- Miller Samuel Real Estate Appraisers & Consultants - http://ms.clash.outthinkgroup.com -

Appraisers: Band-aids Don’t Prevent Cuts

I ran across this Q&A at MarketWatch: How fair are appraisers who already know home price? [1]and I got very annoyed at the assumption made by the person posing the question, stirring up an already healthy dose of irritation at the predicament my industry is in.

Q: One of my pet peeves for years has been how appraisers are given the house contract before they appraise the house. Why is that, other than the fact he needs to make sure that his valuation comes in close to the contract price, otherwise the deal is off and he won’t get any more business from that real estate and/or mortgage company? Appraisers should be above this. -Timothy Murray, certified financial planner, Chantilly Va

He further proposes to make it illegal to allow the appraiser to have contractual information about the sale.

Do you think that the appraiser can’t find out what the sales price is without viewing the contract? Duh. Ok, make it illegal to provide the contract. Boy, that will really prevent appraisers from being pressured by their clients. Do you think a bank or mortgage broker, who is trying to make the deal, would feel the same way this questioner does? How about the real estate broker who has a commission riding on it? Of course not. In a mortgage related transactions, the appraiser usually only interacts with people who have a stake in the outcome.

Here are some thoughts:

So is the issue resolved by hiding the price from the appraiser? Of course not. It may make you think that you have made the appraiser unbiased. But that’s incredibly naive.
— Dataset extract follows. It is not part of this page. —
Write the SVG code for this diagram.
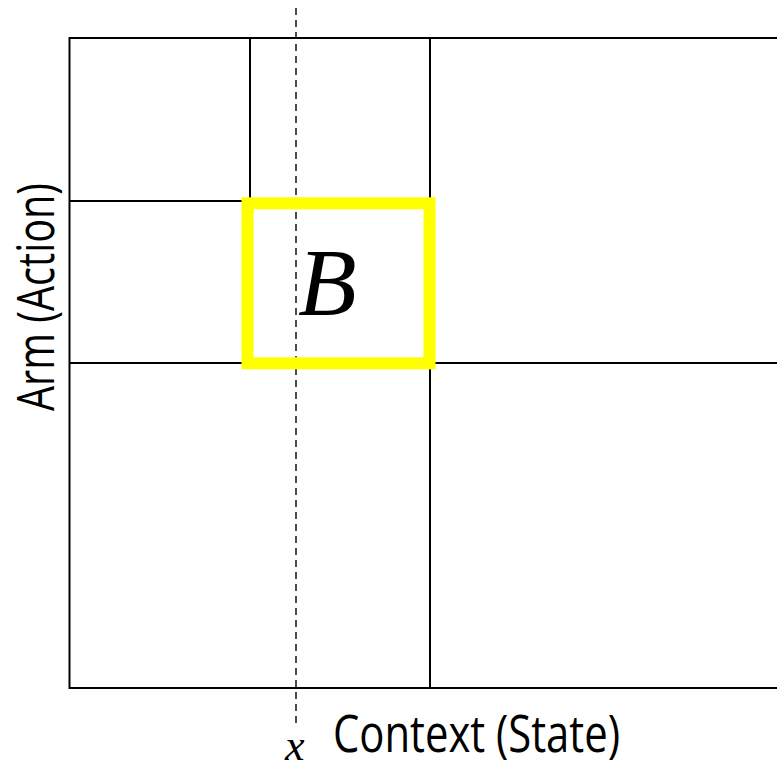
<svg xmlns="http://www.w3.org/2000/svg" width="777" height="771" viewBox="0 0 777 771">
<style>
.ln{stroke:#000;stroke-width:2;fill:none}
.lbl{font-family:"Open Sans","Liberation Sans",sans-serif;font-size:51px;fill:#000}
.math{font-family:"Liberation Serif","DejaVu Serif",serif;font-style:italic;fill:#000}
</style>
<rect width="777" height="771" fill="#fff"/>
<g id="grid">
<path class="ln" d="M778,38 H69.5 V688 H778"/>
<path class="ln" d="M250,38 V201 M69.5,201 H250 M430,38 V688 M69.5,363 H778"/>
</g>
<g id="connectors">
<line x1="296" y1="8" x2="296" y2="724" stroke="#000" stroke-width="1.4" stroke-dasharray="7,5"/>
</g>
<g id="nodeB">
<rect x="247.5" y="203.3" width="182" height="160" fill="none" stroke="#ffff00" stroke-width="12"/>
<text class="math" x="298" y="315" font-size="96">B</text>
</g>
<g id="labels">
<text class="lbl" x="333" y="752" textLength="287" lengthAdjust="spacingAndGlyphs">Context (State)</text>
<text class="lbl" transform="translate(54,411) rotate(-90)" x="0" y="0" font-size="48" textLength="228" lengthAdjust="spacingAndGlyphs">Arm (Action)</text>
<text class="math" x="285" y="760" font-size="44">x</text>
</g>
</svg>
So to figure out the solution, we need to understand why this happens.

Because, in real world lending practice, the appraisal profession has been shredded into nothing more than an army of form-fillers.
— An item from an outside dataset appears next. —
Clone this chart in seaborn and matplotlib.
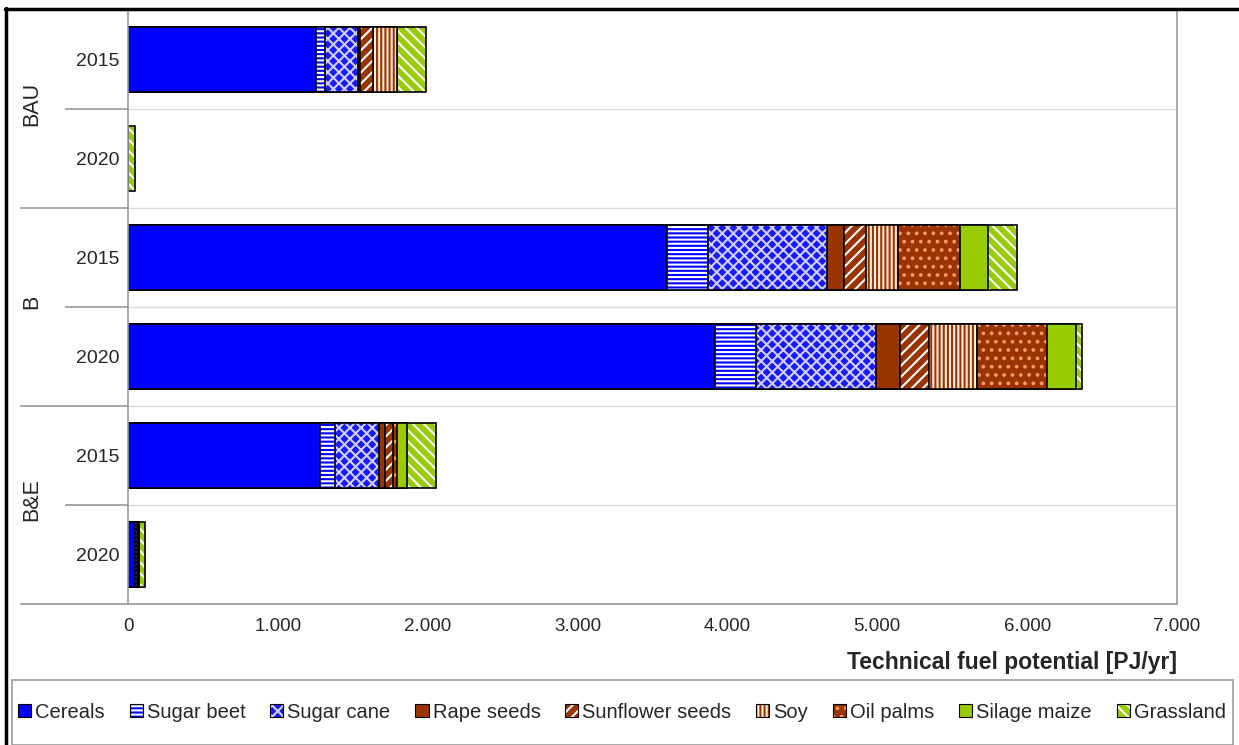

Appraisers have to play ball. Its all about making the number. Instead of window dressing the problem, how about protecting the appraiser’s independence so we can provide a real service to the lending industry and the consumer? Not fear for our income because we didn’t make the loan work?

The good appraisers want this to happen, to be protected, because for those who haven’t sold their soul (there are only a few of us left who haven’t), its a losing battle. Just look at firms that specialize or base their practice nearly all on mortgage broker business. Lenders haven’t been incentivised to change their standpoint on understanding the value of their collateral for so long because values have been rising for a long period of time. With the fallout from the sub-prime mess, this may change, but it will take a long time.

Instead of lumping us in with used car salesman (sorry guys), lets try to be a little smarter.

I hope Timothy Murray gets the message, because while it bugs me just as much as it does him, lets try to effect change on the actual problem, instead of simply using a band-aid to feel better about the whole issue.